What is so hip about HIP? When Purcell is played in a pub or Handel is remixed by a DJ in a Peckham warehouse, has Historically Informed Performance accumulated so many edges that it now feels smooth to the touch? Here isn’t the place to rehash Richard Taruskin’s excellent thoughts on authenticity and newness from the 1990s. Yet when one is confronted with sparkling innovation such as this from Holland Baroque, I’m inclined to think there’s mileage in the question still.

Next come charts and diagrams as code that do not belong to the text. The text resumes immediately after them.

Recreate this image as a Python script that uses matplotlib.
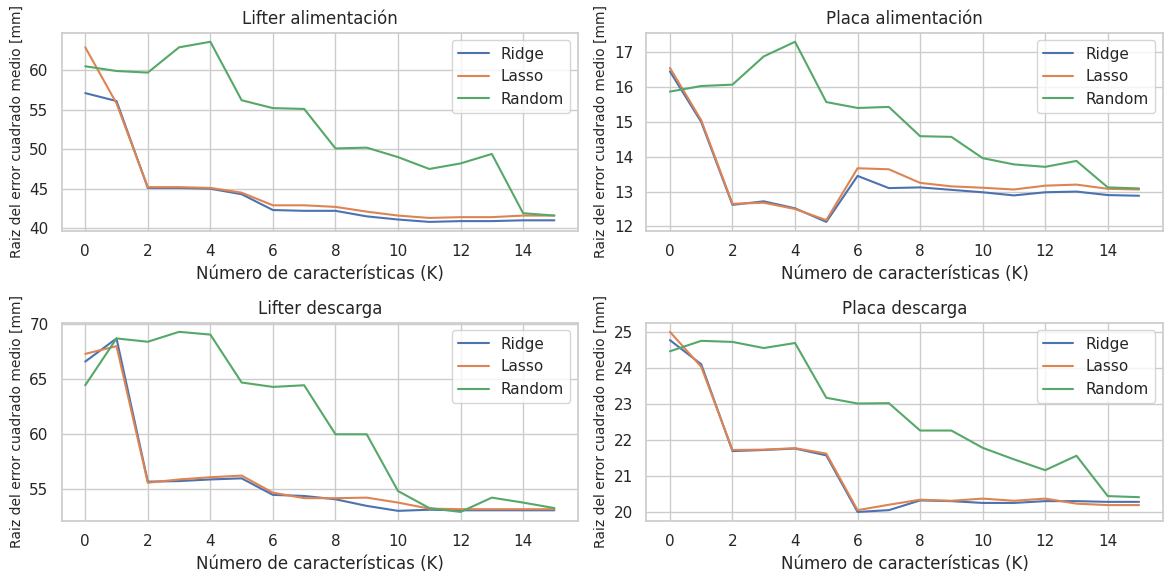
import numpy as np
import matplotlib
matplotlib.use("Agg")
import matplotlib.pyplot as plt
import seaborn as sns

sns.set_theme(style="whitegrid")

K = list(range(16))

# Lifter alimentación
lifter_alim_ridge = [57.1, 56.1, 45.1, 45.1, 45.0, 44.3, 42.3, 42.2, 42.2, 41.5, 41.1, 40.8, 40.9, 40.9, 41.0, 41.0]
lifter_alim_lasso = [62.9, 55.8, 45.2, 45.2, 45.1, 44.5, 42.9, 42.9, 42.7, 42.1, 41.6, 41.3, 41.4, 41.4, 41.6, 41.6]
lifter_alim_random = [60.5, 59.9, 59.7, 62.9, 63.6, 56.2, 55.2, 55.1, 50.1, 50.2, 49.0, 47.5, 48.2, 49.4, 41.9, 41.6]

# Placa alimentación
placa_alim_ridge = [16.45, 15.0, 12.62, 12.72, 12.52, 12.13, 13.45, 13.1, 13.12, 13.05, 12.98, 12.89, 12.98, 13.0, 12.9, 12.88]
placa_alim_lasso = [16.55, 15.05, 12.65, 12.68, 12.5, 12.18, 13.67, 13.64, 13.25, 13.15, 13.11, 13.06, 13.17, 13.2, 13.08, 13.06]
placa_alim_random = [15.87, 16.03, 16.07, 16.88, 17.3, 15.57, 15.4, 15.43, 14.59, 14.57, 13.96, 13.78, 13.71, 13.88, 13.12, 13.09]

# Lifter descarga
lifter_desc_ridge = [66.6, 68.7, 55.7, 55.75, 55.9, 56.0, 54.5, 54.4, 54.1, 53.5, 53.05, 53.15, 53.1, 53.1, 53.1, 53.1]
lifter_desc_lasso = [67.3, 68.0, 55.6, 55.9, 56.1, 56.25, 54.7, 54.2, 54.2, 54.25, 53.8, 53.25, 53.2, 53.2, 53.2, 53.2]
lifter_desc_random = [64.45, 68.7, 68.4, 69.3, 69.05, 64.7, 64.3, 64.45, 60.0, 60.0, 54.85, 53.3, 52.95, 54.25, 53.8, 53.3]

# Placa descarga
placa_desc_ridge = [24.77, 24.1, 21.69, 21.72, 21.76, 21.57, 20.0, 20.05, 20.32, 20.3, 20.25, 20.25, 20.3, 20.3, 20.28, 20.28]
placa_desc_lasso = [25.0, 24.03, 21.72, 21.73, 21.77, 21.62, 20.05, 20.2, 20.34, 20.31, 20.37, 20.31, 20.37, 20.23, 20.19, 20.19]
placa_desc_random = [24.46, 24.75, 24.72, 24.55, 24.69, 23.17, 23.01, 23.02, 22.26, 22.26, 21.78, 21.46, 21.16, 21.56, 20.44, 20.41]

titles = ["Lifter alimentación", "Placa alimentación", "Lifter descarga", "Placa descarga"]
data = [
    (lifter_alim_ridge, lifter_alim_lasso, lifter_alim_random),
    (placa_alim_ridge, placa_alim_lasso, placa_alim_random),
    (lifter_desc_ridge, lifter_desc_lasso, lifter_desc_random),
    (placa_desc_ridge, placa_desc_lasso, placa_desc_random),
]

fig, axs = plt.subplots(2, 2, figsize=(11.66, 5.75), dpi=100)
fig.subplots_adjust(left=0.053, right=0.997, top=0.943, bottom=0.094, wspace=0.133, hspace=0.464)

for ax, title, (ridge, lasso, rand) in zip(axs.flat, titles, data):
    ax.plot(K, ridge, label="Ridge")
    ax.plot(K, lasso, label="Lasso")
    ax.plot(K, rand, label="Random")
    ax.set_title(title)
    ax.set_xlabel("Número de características (K)")
    ax.set_ylabel("Raiz del error cuadrado medio [mm]", fontsize=10)
    ax.set_xticks(range(0, 16, 2))
    ax.legend(loc="upper right")

fig.savefig("out.png")
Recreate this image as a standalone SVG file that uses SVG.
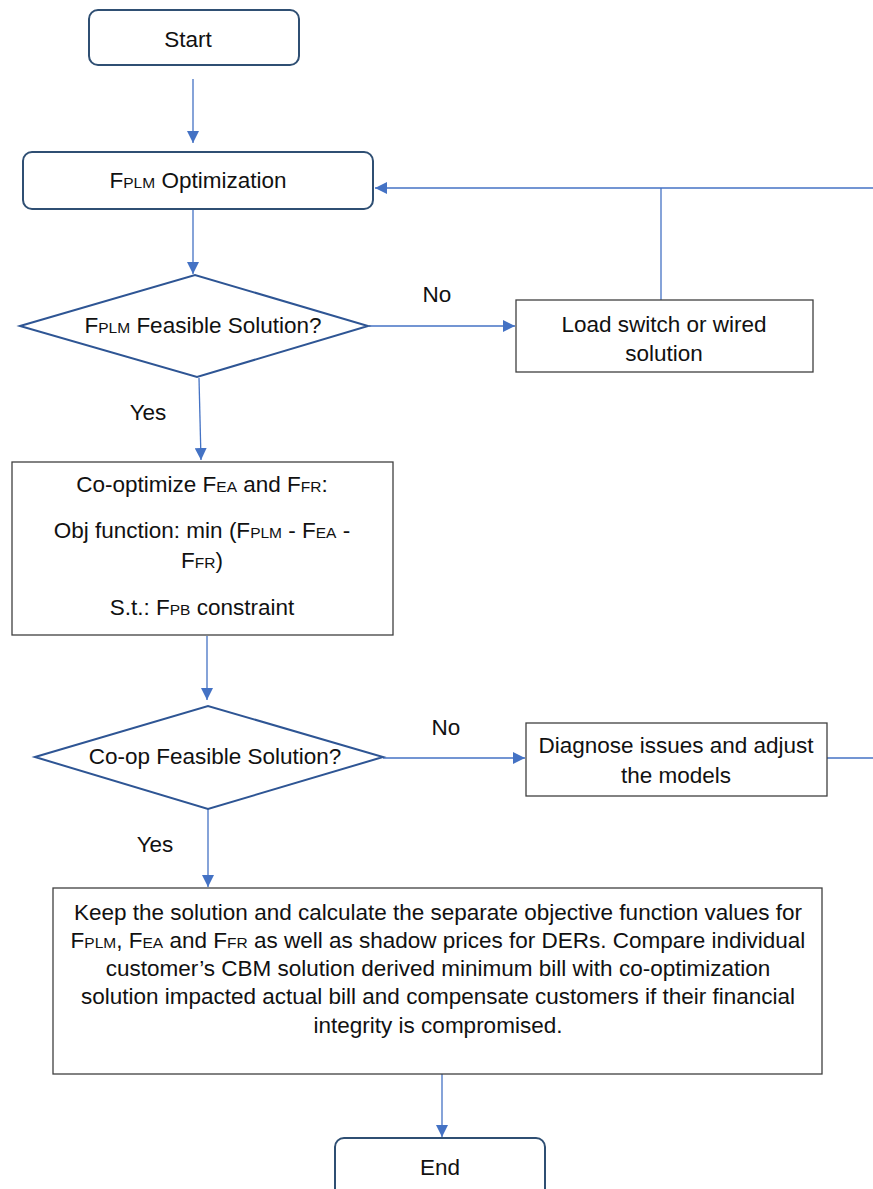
<svg xmlns="http://www.w3.org/2000/svg" width="873" height="1189" viewBox="0 0 873 1189">
<style>
text{font-family:'Liberation Sans',Arial,sans-serif;font-size:22.5px;fill:#111;text-anchor:middle}
.s{font-size:15.5px}
.term{fill:#fff;stroke:#2F4F73;stroke-width:2}
.dec{fill:#fff;stroke:#2E5594;stroke-width:2}
.proc{fill:#fff;stroke:#404040;stroke-width:1.3}
.c{fill:none;stroke:#4472C4;stroke-width:1.3}
</style>
<defs>
<marker id="ah" markerUnits="userSpaceOnUse" markerWidth="12" markerHeight="12" viewBox="0 0 12 12" refX="12" refY="6" orient="auto">
<path d="M0,0 L12,6 L0,12 Z" fill="#4472C4"/>
</marker>
</defs>
<rect width="873" height="1189" fill="#fff"/>
<g id="connectors">
<line class="c" x1="193" y1="79" x2="193" y2="143" marker-end="url(#ah)"/>
<line class="c" x1="193" y1="210" x2="193" y2="274" marker-end="url(#ah)"/>
<line class="c" x1="369" y1="326" x2="515" y2="326" marker-end="url(#ah)"/>
<polyline class="c" points="873,188 375,188" marker-end="url(#ah)"/>
<line class="c" x1="661" y1="300" x2="661" y2="188"/>
<line class="c" x1="199" y1="378" x2="201" y2="460" marker-end="url(#ah)"/>
<line class="c" x1="207" y1="636" x2="207" y2="700" marker-end="url(#ah)"/>
<line class="c" x1="383" y1="758" x2="525" y2="758" marker-end="url(#ah)"/>
<line class="c" x1="827" y1="758" x2="873" y2="758"/>
<line class="c" x1="208" y1="809" x2="208" y2="887" marker-end="url(#ah)"/>
<line class="c" x1="442" y1="1074" x2="442" y2="1137" marker-end="url(#ah)"/>
<text x="437" y="302">No</text>
<text x="446" y="735">No</text>
<text x="148" y="420">Yes</text>
<text x="155" y="852">Yes</text>
</g>
<g id="start">
<rect class="term" x="89" y="10" width="210" height="55" rx="9"/>
<text x="188" y="47">Start</text>
</g>
<g id="fplm-opt">
<rect class="term" x="23" y="152" width="350" height="57" rx="9"/>
<text x="198" y="188">F<tspan class="s">PLM</tspan> Optimization</text>
</g>
<g id="fplm-feasible">
<polygon class="dec" points="20,326 195,275 368,326 197,377"/>
<text x="203" y="333">F<tspan class="s">PLM</tspan> Feasible Solution?</text>
</g>
<g id="load-switch">
<rect class="proc" x="516" y="300" width="297" height="72"/>
<text x="664" y="332">Load switch or wired</text>
<text x="664" y="361">solution</text>
</g>
<g id="co-optimize">
<rect class="proc" x="12" y="462" width="381" height="173"/>
<text x="202" y="492">Co-optimize F<tspan class="s">EA</tspan> and F<tspan class="s">FR</tspan>:</text>
<text x="202" y="538">Obj function: min (F<tspan class="s">PLM</tspan> - F<tspan class="s">EA</tspan> -</text>
<text x="202" y="568">F<tspan class="s">FR</tspan>)</text>
<text x="202" y="615">S.t.: F<tspan class="s">PB</tspan> constraint</text>
</g>
<g id="coop-feasible">
<polygon class="dec" points="35,757 208,706 383,757 208,809"/>
<text x="215" y="764">Co-op Feasible Solution?</text>
</g>
<g id="diagnose">
<rect class="proc" x="526" y="723" width="301" height="73"/>
<text x="676" y="753">Diagnose issues and adjust</text>
<text x="676" y="783">the models</text>
</g>
<g id="keep-solution">
<rect class="proc" x="53" y="888" width="769" height="186"/>
<text x="438" y="920">Keep the solution and calculate the separate objective function values for</text>
<text x="438" y="948">F<tspan class="s">PLM</tspan>, F<tspan class="s">EA</tspan> and F<tspan class="s">FR</tspan> as well as shadow prices for DERs. Compare individual</text>
<text x="438" y="976">customer’s CBM solution derived minimum bill with co-optimization</text>
<text x="438" y="1004">solution impacted actual bill and compensate customers if their financial</text>
<text x="438" y="1033">integrity is compromised.</text>
</g>
<g id="end">
<rect class="term" x="335" y="1138" width="210" height="70" rx="9"/>
<text x="440" y="1175">End</text>
</g>
</svg>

Holland Baroque can’t compete with the fastidious research going on in Telemann studies at the moment, and nor do they try to. Which is why what they have created here, methodologically and sonically, is so fascinating. In recreating a sound world so often maligned with caricature – Telemann’s Polish style – they have opted for immersion. In the booklet notes, Judith Steenbrink writes that by living with the music, the musicians began to ‘smell the earth, the stones, and the fresh air of the Polish mountains’; each day ‘the past came to life’. This sensory vividness truly comes across. We’re taken to the tavern where shrieking, churning and groaning strings deliver performances ale-soaked in character. These moments that lack polish – sorry, not sorry – are episodic: it’s as if night after night we find ourselves back among the raucous racket, forgetful of the previous evening’s sins. The swift and often jarring changes between tracks create an incredible energy in the telling of this Polish tale; and then come the moments of sweetness. The ‘Polonesie 4’ (from TWV45) that pillows into the flatter tonal areas, that sinking sigh of the subdominant, is utterly lovely.

For all this wondrous innovation, there are bound to be things that don’t quite work. I’m all for more experimental temperaments – and the idea that the ‘barbaric beauty’ Telemann encountered during his visits to Pless (now Pszczyna) in Upper Silesia was perfectly tuned in Vallotti A=415 is, of course, ludicrous – yet too much of the intonation makes for uncomfortable listening. Much of the solo playing is, simply put, flat. Perhaps persistence and acculturation are key here, and in time I’ll find even more joy beyond the immediate excitement that this album provides.